On Monday morning, nearly 50 years since NASA’s final Apollo mission, the U.S. space agency will launch an unmanned rocket that will orbit the moon and lay the groundwork for crewed missions there and eventually to Mars and deeper space.

The mission, named Artemis I, will be a 238,000-mile test flight for a new Orion spacecraft and Space Launch System rocket. After orbiting the Earth and harnessing its gravitational pull, Orion will travel at speeds of over 9,000 feet per second and set the stage for astronauts to venture farther beyond the Earth than previously attempted.

“This is a mission that truly will do what hasn’t been done and learn what isn’t known,” Mike Sarafin, Artemis I mission manager at NASA Headquarters in Washington, said in a statement. “It will blaze a trail that people will follow on the next Orion flight, pushing the edges of the envelope to prepare for that mission.”

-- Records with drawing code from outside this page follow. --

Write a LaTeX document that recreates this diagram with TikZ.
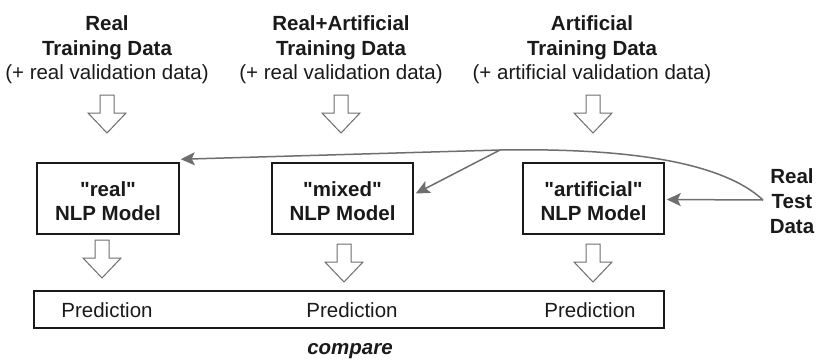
\documentclass[tikz,border=0pt]{standalone}
\usepackage{fontspec}
\setmainfont{Liberation Sans}
\usetikzlibrary{arrows.meta,calc}
\definecolor{ink}{HTML}{1A1A1A}
\definecolor{conn}{HTML}{6E6E6E}
\tikzset{
  x=1pt,y=-1pt,
  txt/.style={inner sep=0pt,anchor=base,text=ink,font=\fontsize{20.5}{24}\selectfont},
  btxt/.style={txt,font=\fontsize{20.5}{24}\selectfont\bfseries},
  model/.style={draw=ink,line width=1.5pt,minimum width=141pt,minimum height=71pt,inner sep=0pt},
  arr/.style={draw=conn,line width=1.5pt,-{Stealth[length=14pt,width=13pt,inset=3pt]}},
  hollow/.pic={\draw[conn,line width=1pt,fill=white,line join=miter]
     (-7,0) -- (7,0) -- (7,18) -- (19,18) -- (0,38) -- (-19,18) -- (-7,18) -- cycle;}
}
\begin{document}
\begin{tikzpicture}
\useasboundingbox (0,0) rectangle (827,361);
% headers
\node[btxt] (h1a) at (107,31) {Real};
\node[btxt] (h1b) at (107,56) {Training Data};
\node[txt]  (h1c) at (107,79) {(+ real validation data)};
\node[btxt] (h2a) at (341,31) {Real+Artificial};
\node[btxt] (h2b) at (341,56) {Training Data};
\node[txt]  (h2c) at (341,79) {(+ real validation data)};
\node[btxt] (h3a) at (592,31) {Artificial};
\node[btxt] (h3b) at (592,56) {Training Data};
\node[txt]  (h3c) at (592,79) {(+ artificial validation data)};
% hollow arrows top
\pic at (107,95) {hollow};
\pic at (341,95) {hollow};
\pic at (593,95) {hollow};
% model boxes
\node[model,minimum width=142pt] (real) at (108,198.5) {};
\node[model] (mixed) at (342.5,198.5) {};
\node[model] (art) at (593.5,198.5) {};
\node[btxt] (r1) at (108,196) {\textquotedbl real\textquotedbl};
\node[btxt] (r2) at (108,220) {NLP Model};
\node[btxt] (m1) at (342.5,196) {\textquotedbl mixed\textquotedbl};
\node[btxt] (m2) at (342.5,220) {NLP Model};
\node[btxt] (a1) at (593.5,196) {\textquotedbl artificial\textquotedbl};
\node[btxt] (a2) at (593.5,220) {NLP Model};
% hollow arrows bottom
\pic at (102,240) {hollow};
\pic at (344,244) {hollow};
\pic at (593,244) {hollow};
% prediction box
\node[draw=ink,line width=1.5pt,minimum width=630pt,minimum height=37pt,inner sep=0pt] (pred) at (349,309.5) {};
\node[txt] (p1) at (107,317) {Prediction};
\node[txt] (p2) at (352,317) {Prediction};
\node[txt] (p3) at (590,317) {Prediction};
\node[txt,font=\fontsize{20.5}{24}\selectfont\bfseries\itshape] (cmp) at (350,354) {compare};
% real test data
\node[btxt] (t1) at (792,183) {Real};
\node[btxt] (t2) at (792,208) {Test};
\node[btxt] (t3) at (792,233) {Data};
\coordinate (src) at (763,200);
\coordinate (j) at (500,150);
% connectors
\draw[arr] (src) -- ($(art.east)+(2,1)$);
\draw[arr] (src) .. controls (720,160) and (620,148) .. (j) -- ($(real.north east)+(1,-3)$);
\draw[arr] (j) -- ($(mixed.east)+(2,-5)$);
\end{tikzpicture}
\end{document}
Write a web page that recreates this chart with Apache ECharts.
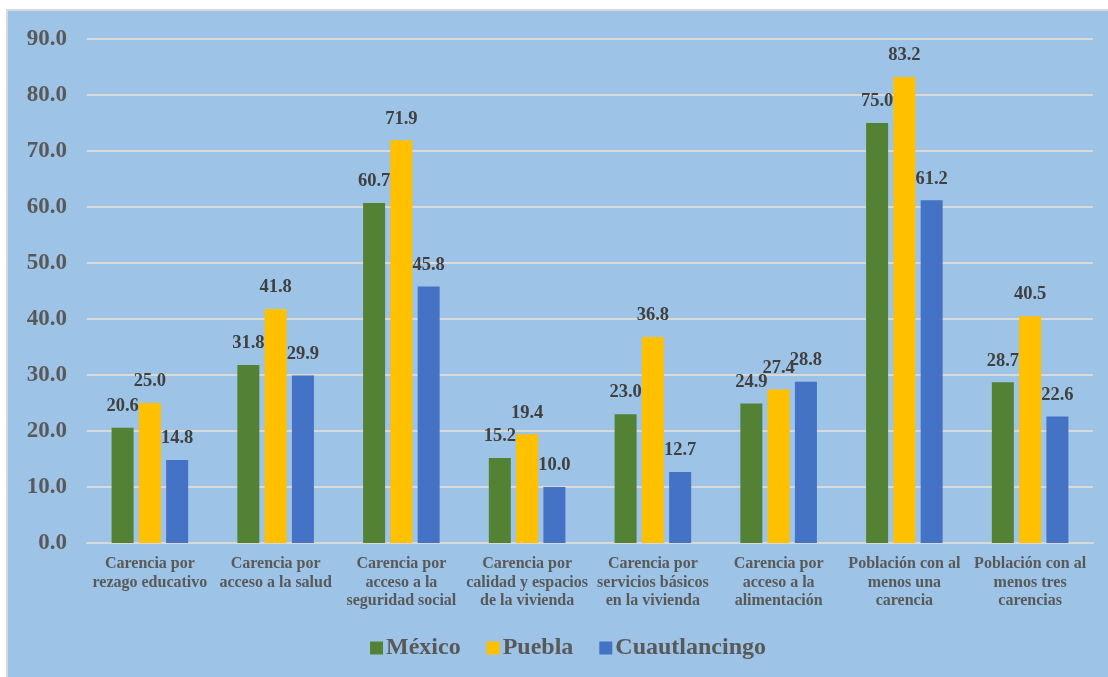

The Artemis I mission is the first integrated test of the deep-space exploration systems. (Joel Kowsky/NASA)
The Artemis I mission is the first integrated test of the deep-space exploration systems. (Joel Kowsky/NASA)

With an estimated cost of $93 billion by the end of 2025, the Artemis program hopes to return astronauts to the surface of the moon by 2026 and establish a sustainable human presence there by the end of the decade.

Four days, seven hours and 18 minutes after liftoff, the Orion space module will pass just 62 miles above the moon’s surface, NASA said, before spending a week in the moon’s “distant retrograde orbit,” pushing it the “farthest any human-capable spacecraft has ever gone.”

Making good on its slogan, “At NASA, we make Air and Space available for everyone,” Monday’s moon launch can be viewed on NASA’s website as well as on NASA TV. The launch, which will take place at the Kennedy Space Center in Cape Canaveral, Fla., is scheduled for between 8:33 and 10:33 a.m. ET.

NASA is also encouraging Americans to share their impressions and follow the mission on social media.

“If your passion is to communicate and engage the world via social media, then this is the event for you! Seize the opportunity to blog, tweet, post or simply share everything about the Artemis mission,” NASA says on its website.

The agency says one goal of the Artemis missions will be to “land the first woman and the first person of color” on the moon.

“Artemis I will be an uncrewed flight test to send Orion around the Moon and back to Earth over a six-week mission to check out systems before crew fly aboard on Artemis II,” NASA says on its website. “Through Artemis missions, NASA will land the first woman and the first person of color on the Moon, paving the way for a long-term lunar presence and serving as a steppingstone to send astronauts to Mars.”